Bosnia and Herzegovina has repealed its all-ages cycle helmet compulsion law. BikeBiz reports that it is the first country ever to do so.
Six years ago, a campaign to reverse the mandatory helmet law was begun by the Centre for Environment group.
The group’s Tihomir Dakic said: "This returns the focus from reducing the consequences of crashes, to minimising the causes of traffic crashes. Cycling has been incorrectly presented as a dangerous activity. In fact, the health benefits of the daily use of the bicycle outweigh the traffic risks by around twenty-to-one.
"We invite all those who stopped using the bicycle due to the helmet law to return to it, to respect traffic rules and enjoy all the benefits that cycling provides."
Mexico City repealed its cycle helmet law in February 2010 and in August 2011 Israel repealed its law for adult cyclists in urban areas. However, the the move by Bosnia and Herzegovina is thought to be the first all-ages, all-areas repeal.
Sue Knaup, executive director of the international cycle advocacy group One Street, said: "Bosnia and Herzegovina has set an important precedent with this repeal.
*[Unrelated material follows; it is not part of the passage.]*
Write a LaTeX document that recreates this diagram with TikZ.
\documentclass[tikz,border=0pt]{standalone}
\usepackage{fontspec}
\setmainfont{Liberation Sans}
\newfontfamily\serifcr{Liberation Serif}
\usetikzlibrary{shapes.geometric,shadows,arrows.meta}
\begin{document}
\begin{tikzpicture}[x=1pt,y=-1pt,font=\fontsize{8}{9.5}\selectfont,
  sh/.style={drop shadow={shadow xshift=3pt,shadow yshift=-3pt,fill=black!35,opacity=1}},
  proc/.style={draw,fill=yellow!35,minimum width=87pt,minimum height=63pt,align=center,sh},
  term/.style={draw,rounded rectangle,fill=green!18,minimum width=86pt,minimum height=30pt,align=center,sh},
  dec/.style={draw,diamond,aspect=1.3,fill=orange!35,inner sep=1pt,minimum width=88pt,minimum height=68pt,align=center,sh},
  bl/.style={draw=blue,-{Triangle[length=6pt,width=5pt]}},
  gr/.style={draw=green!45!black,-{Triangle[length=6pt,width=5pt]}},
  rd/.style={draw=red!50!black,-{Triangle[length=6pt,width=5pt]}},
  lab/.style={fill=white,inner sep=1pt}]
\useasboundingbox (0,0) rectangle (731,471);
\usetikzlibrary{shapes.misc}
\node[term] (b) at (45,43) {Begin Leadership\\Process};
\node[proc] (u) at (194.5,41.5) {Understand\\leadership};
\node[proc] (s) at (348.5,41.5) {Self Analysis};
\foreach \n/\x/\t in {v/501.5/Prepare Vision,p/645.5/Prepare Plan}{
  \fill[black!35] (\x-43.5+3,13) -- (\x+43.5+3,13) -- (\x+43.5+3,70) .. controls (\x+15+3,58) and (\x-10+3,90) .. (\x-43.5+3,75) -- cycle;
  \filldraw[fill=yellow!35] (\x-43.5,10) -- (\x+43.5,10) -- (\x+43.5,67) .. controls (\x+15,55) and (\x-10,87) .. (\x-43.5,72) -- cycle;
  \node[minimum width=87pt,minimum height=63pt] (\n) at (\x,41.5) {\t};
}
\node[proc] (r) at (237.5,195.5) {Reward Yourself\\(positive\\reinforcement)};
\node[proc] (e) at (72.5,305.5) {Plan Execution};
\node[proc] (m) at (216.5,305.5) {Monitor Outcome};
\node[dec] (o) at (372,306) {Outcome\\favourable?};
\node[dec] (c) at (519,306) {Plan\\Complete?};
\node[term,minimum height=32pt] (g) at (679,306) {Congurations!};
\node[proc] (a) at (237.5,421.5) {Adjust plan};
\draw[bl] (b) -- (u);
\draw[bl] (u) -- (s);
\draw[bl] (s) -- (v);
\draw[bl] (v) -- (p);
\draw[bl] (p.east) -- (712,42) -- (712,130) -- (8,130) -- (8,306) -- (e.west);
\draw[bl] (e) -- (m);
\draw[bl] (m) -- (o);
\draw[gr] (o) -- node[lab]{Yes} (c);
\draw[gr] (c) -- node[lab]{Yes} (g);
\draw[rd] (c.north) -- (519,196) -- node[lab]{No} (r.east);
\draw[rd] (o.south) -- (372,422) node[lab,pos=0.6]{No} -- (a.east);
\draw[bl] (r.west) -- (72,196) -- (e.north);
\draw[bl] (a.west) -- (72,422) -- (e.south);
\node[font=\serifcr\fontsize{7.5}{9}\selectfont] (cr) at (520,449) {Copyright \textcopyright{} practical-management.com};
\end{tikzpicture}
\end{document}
Any law that mandates the wearing of helmets or other articles, criminalises the use of bicycles as an efficient and affordable means of transportation."
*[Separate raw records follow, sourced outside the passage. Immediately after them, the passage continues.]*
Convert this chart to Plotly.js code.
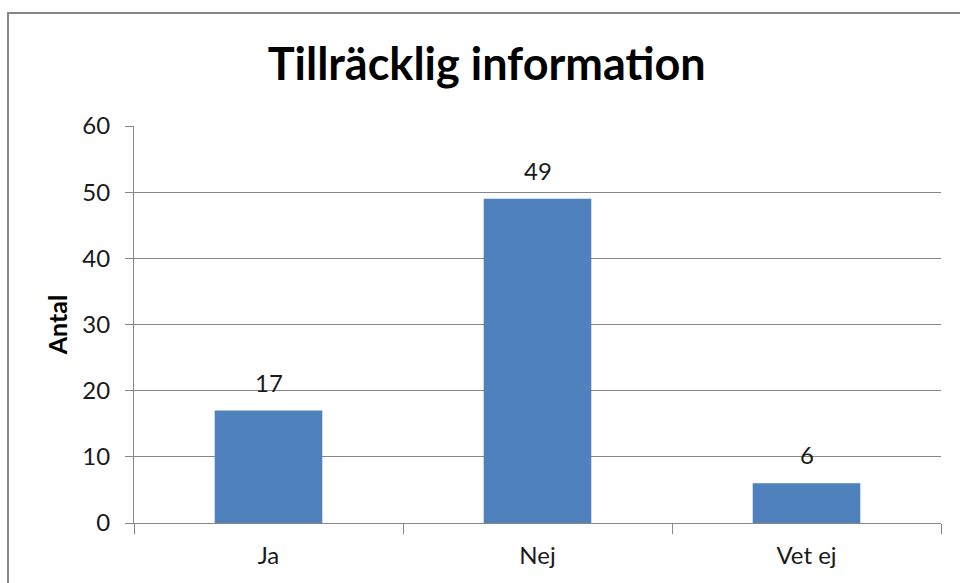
<!DOCTYPE html>
<html>
<head>
<meta charset="utf-8">
<script src="https://cdn.plot.ly/plotly-3.0.1.min.js"></script>
<style>
html,body{margin:0;padding:0;background:#fff;}
#chart{width:960px;height:583px;}
</style>
</head>
<body>
<div id="chart"></div>
<script>
const categories = ["Ja", "Nej", "Vet ej"];
const values = [17, 49, 6];
const yTicks = [0, 10, 20, 30, 40, 50, 60];

const FONT = "Lato, 'Open Sans', sans-serif";
const GRID = "#878787";
const TXT = "#1a1a1a";

const trace = {
  type: "bar",
  x: categories,
  y: values,
  width: 0.4,
  marker: {color: "#4F81BD", line: {width: 0}},
  hoverinfo: "none"
};

const annotations = categories.map((c, i) => ({
  x: c, y: values[i], xref: "x", yref: "y",
  text: String(values[i]), showarrow: false,
  yanchor: "bottom", yshift: 12,
  font: {family: FONT, size: 24, color: TXT}
}));

const layout = {
  width: 960, height: 583,
  margin: {l: 134, r: 19, t: 126, b: 60},
  paper_bgcolor: "#fff", plot_bgcolor: "#fff",
  showlegend: false,
  title: {
    text: "<b>Tillräcklig information</b>",
    font: {family: FONT, size: 45, color: "#000"},
    x: 0.507, xanchor: "center", xref: "container",
    y: 1 - 64/583, yanchor: "middle", yref: "container"
  },
  xaxis: {
    type: "category",
    showline: true, linecolor: GRID, linewidth: 1,
    ticks: "outside", tickson: "boundaries", ticklen: 10, tickcolor: GRID,
    showgrid: false, zeroline: false,
    tickfont: {family: FONT, size: 24, color: TXT},
    ticklabelstandoff: 11
  },
  yaxis: {
    range: [0, 60],
    tickvals: yTicks,
    showline: true, linecolor: GRID, linewidth: 1,
    ticks: "outside", ticklen: 8, tickcolor: GRID,
    showgrid: true, gridcolor: GRID, gridwidth: 1,
    zeroline: false,
    tickfont: {family: FONT, size: 24, color: TXT},
    ticklabelstandoff: 10,
    title: {text: "<b>Antal</b>", font: {family: FONT, size: 25, color: "#000"}, standoff: 7}
  },
  annotations: annotations,
  shapes: [{
    type: "rect", xref: "paper", yref: "paper",
    x0: (8 - 134) / 807, x1: 1.2,
    y0: -0.3, y1: (523 - 13) / 397,
    line: {color: "#868686", width: 2}, fillcolor: "rgba(0,0,0,0)", layer: "below"
  }]
};

Plotly.newPlot("chart", [trace], layout, {displayModeBar: false, staticPlot: true});
</script>
</body>
</html>
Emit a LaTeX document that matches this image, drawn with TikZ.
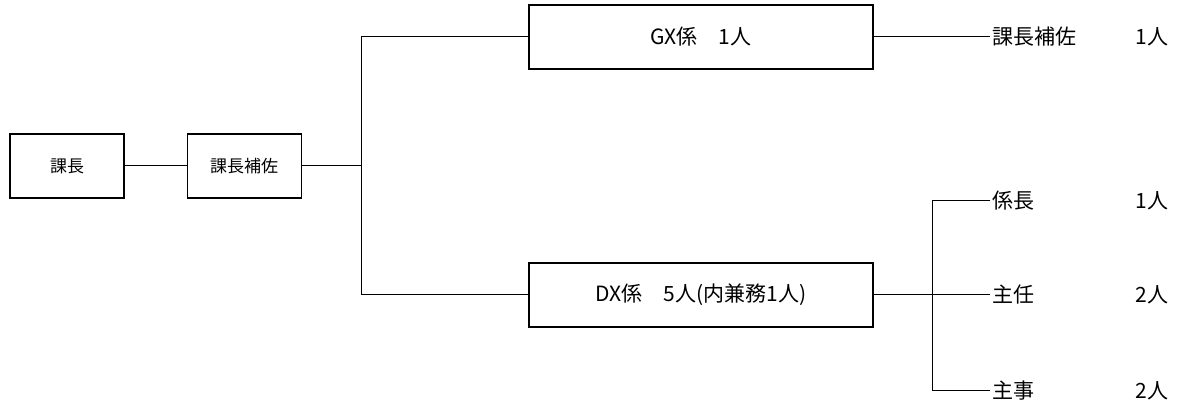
\documentclass[tikz,border=0pt]{standalone}
\usepackage{fontspec}
\setmainfont{Noto Sans CJK JP}
\usepackage{tikz}
\usetikzlibrary{calc, positioning}
\tikzstyle{post} = [rectangle, line width=0.6pt, minimum width=57pt, minimum height=32pt, text centered, draw=black, font=\fontsize{8.5pt}{10pt}\selectfont]
\tikzstyle{section} = [rectangle, line width=0.6pt, minimum width=172pt, minimum height=32pt, text centered, draw=black, font=\fontsize{10.5pt}{12pt}\selectfont]
\tikzstyle{staff} = [anchor=west, inner sep=1pt, font=\fontsize{10.5pt}{12pt}\selectfont]
\tikzstyle{line} = [line width=0.5pt]

\begin{document}
\begin{tikzpicture}[node distance = 31pt, auto]
		\useasboundingbox (0,0) rectangle (588.5pt,-200pt);
		
		\node (Chief) [post] at (33.5pt,-83pt) {課長};
		\node (Deputy) [post, right = of Chief] {課長補佐};
		\coordinate (Split) at ($(Deputy.east)+(30pt,0)$);
		
		\node (GX) [section] at (350.5pt,-18.5pt) {GX係　1人};
		\node (DX) [section] at (350.5pt,-147.5pt) {DX係　5人(内兼務1人)};
		\coordinate (DXSplit) at (466pt,-147.5pt);
		
		\node (GXDeputy) [staff] at (495pt,-18.5pt) {課長補佐};
		\node (Leader) [staff] at (495pt,-100.5pt) {係長};
		\node (Senior) [staff] at (495pt,-147.5pt) {主任};
		\node (Clerk) [staff] at (495pt,-195.5pt) {主事};
		
		\node (GXDeputyNum) [staff] at (566.5pt,-18.5pt) {1人};
		\node (LeaderNum) [staff] at (566.5pt,-100.5pt) {1人};
		\node (SeniorNum) [staff] at (566.5pt,-147.5pt) {2人};
		\node (ClerkNum) [staff] at (566.5pt,-195.5pt) {2人};
		
		\draw [line] (Chief) -- (Deputy);
		\draw [line] (Deputy) -- (Split);
		\draw [line] (GX.west) -| (Split) |- (DX.west);
		\draw [line] (GX) -- (GXDeputy);
		\draw [line] (DX) -- (Senior);
		\draw [line] (Leader.west) -| (DXSplit) |- (Clerk.west);
		
\end{tikzpicture}
\end{document}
The European Cyclists' Federation Ceri Woolsgrove also welcomed the law's repeal, saying: "Cyclists should be able to choose whether to wear or not to wear helmets. The Centre for Environment, a member of the ECF, has highlighted this important issue. Cycling is not an overly dangerous activity and brings tremendous health benefits for individuals, and has a positive effect on the environment and society as a whole."
In contrast, later this month a new law will come into effect in France requiring children aged 12 and under to wear an approved helmet while riding a bike, whether they are pedalling themselves or being carried as a passenger.